Op vrijdag 16 maart tijdens het Nederlands Aardwetenschappelijk Congres (NAC) kreeg Laura Coumou de Escherprijs uitgereikt voor haar afstudeerscriptie “Relating land subsidence to land use through machine learning using remote-sensing derived data – a case study in the Mekong Delta, Vietnam”. Een kort verslag van het NAC 2018 is te lezen via deze link. Hieronder volgt een interview van Bjinse Dankert met Laura over haar scriptie, zoals ook gepubliceerd in Geo.brief 4 (gratis voor leden van het KNGMG).

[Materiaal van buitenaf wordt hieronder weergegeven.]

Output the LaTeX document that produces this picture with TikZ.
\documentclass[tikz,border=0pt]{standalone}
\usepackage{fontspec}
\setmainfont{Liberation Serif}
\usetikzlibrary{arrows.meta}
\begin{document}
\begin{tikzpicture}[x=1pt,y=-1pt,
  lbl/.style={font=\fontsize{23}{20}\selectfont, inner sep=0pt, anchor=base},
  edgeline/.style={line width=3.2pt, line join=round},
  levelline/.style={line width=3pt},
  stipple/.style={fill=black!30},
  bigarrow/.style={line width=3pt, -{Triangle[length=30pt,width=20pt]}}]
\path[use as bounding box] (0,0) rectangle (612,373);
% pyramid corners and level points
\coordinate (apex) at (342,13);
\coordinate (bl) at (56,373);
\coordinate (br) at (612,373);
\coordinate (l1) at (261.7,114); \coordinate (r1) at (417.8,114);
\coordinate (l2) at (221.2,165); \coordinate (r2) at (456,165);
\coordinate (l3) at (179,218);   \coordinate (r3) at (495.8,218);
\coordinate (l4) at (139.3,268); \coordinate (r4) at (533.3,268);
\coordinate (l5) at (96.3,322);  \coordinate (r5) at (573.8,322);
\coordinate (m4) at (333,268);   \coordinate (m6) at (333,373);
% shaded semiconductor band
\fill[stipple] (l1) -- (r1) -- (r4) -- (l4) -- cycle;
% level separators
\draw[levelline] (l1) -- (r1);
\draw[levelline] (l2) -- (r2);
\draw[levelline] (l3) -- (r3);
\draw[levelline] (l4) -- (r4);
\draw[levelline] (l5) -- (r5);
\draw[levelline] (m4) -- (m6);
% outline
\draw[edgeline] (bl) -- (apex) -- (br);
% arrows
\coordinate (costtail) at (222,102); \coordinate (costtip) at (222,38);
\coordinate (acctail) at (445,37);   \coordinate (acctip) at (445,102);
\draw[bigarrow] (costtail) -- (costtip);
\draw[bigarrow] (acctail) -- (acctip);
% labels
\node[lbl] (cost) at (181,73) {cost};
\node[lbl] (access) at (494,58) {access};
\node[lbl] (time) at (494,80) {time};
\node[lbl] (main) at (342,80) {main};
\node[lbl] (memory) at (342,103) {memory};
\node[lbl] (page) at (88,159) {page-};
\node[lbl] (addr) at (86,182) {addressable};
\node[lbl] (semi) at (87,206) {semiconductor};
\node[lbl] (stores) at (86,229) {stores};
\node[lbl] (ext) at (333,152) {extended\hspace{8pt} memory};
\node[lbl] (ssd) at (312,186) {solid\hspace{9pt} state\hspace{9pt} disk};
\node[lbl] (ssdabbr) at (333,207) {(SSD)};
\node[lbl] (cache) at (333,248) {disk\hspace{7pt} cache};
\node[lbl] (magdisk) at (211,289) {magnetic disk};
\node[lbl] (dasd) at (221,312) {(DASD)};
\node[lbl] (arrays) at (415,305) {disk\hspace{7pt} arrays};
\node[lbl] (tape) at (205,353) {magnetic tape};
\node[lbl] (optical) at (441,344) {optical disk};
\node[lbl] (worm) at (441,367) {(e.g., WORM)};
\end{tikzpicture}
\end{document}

Afbeelding: Rijstbouw in Vietnam Foto: Khánh Hmoong / Flickr

Bodemdaling en landgebruik in Vietnam
ICT-medewerkers van de faculteit Geowetenschappen en MSc-studente Laura Coumou werden goede bekenden van elkaar tijdens hun zoektocht naar een computer op de Universiteit Utrecht die krachtig genoeg was om de berekeningen voor haar scriptieonderzoek te draaien. De vele uren die Coumou vorig jaar doorbracht achter een ratelende computer, al ploegend door talrijke berekeningen, resulteerden uiteindelijk in haar afstudeerscriptie over de relatie tussen bodemdaling en landgebruik in de Mekongdelta, de rijstschuur van Vietnam. Als klap op de vuurpijl werd haar scriptie beloond met de KNGMG Escherprijs, uitgereikt tijdens het afgelopen NAC in Veldhoven.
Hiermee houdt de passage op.